Once this new scripting is in place, I will switch gears to art once again and build a library of dungeon and cave set pieces that I can quickly snap together in much the same way as such elements in Elder Scrolls Oblivion were handled. I was hesitant of this approach at first because it does lean on the side of lazy, but with the limited time I have to create, I feel extreme focus on a few elements is better than sparse focus on many elements. Given time, the nature of this construction method lends itself well to quick swapping of art for area uniquification.
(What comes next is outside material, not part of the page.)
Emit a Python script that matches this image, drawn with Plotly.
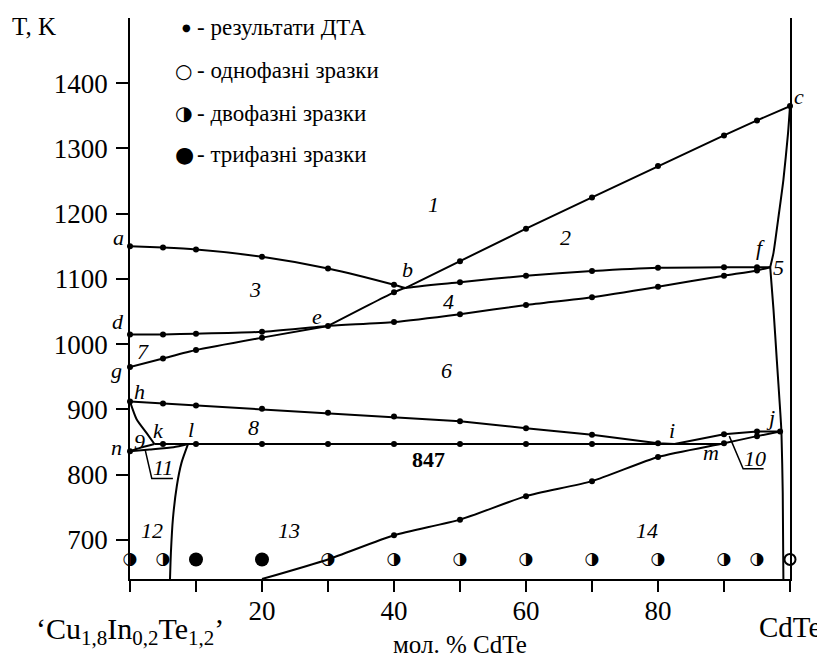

I've regressed back to a stock build to implement the new timers, and to slowly add in the 3DAAK elements bit-by-bit in an effort to find a nice sweet spot for AI purposes. Once the basics are back in, and aiming works, I will release an alpha build to the public and start taking feedback. I really-really hope this can happen for month 5 or 6!

About the author

Cinematic Designer at Trion, currently working on the MMO side of Defiance.


#1
05/01/2011 (11:35 am)
Funny how that goes - the environment art pieces being modular idea. I'm a fan, and mainly because there is a lot of work in creating a unique piece of art for every little cave, nook and cranny in your world. DDO, WoW and the Elder Scrolls games (since Morrowind anyway) use this extensively, as well as Dragon Age II, and it works well enough. I think that dressing items like rocks and roots or other mood pieces can help to make this approach feel less "cookie cutter" and can give more flexibility, too.

This has been my plan from day one. Certain areas will be unique caverns or buildings, but for the most part they'll be made of modular pieces and dressed up to make them feel more individual. Since my game is intended to be a single and multi-player first person RPG this should not be real bad anyway. I see it as a better use of production time.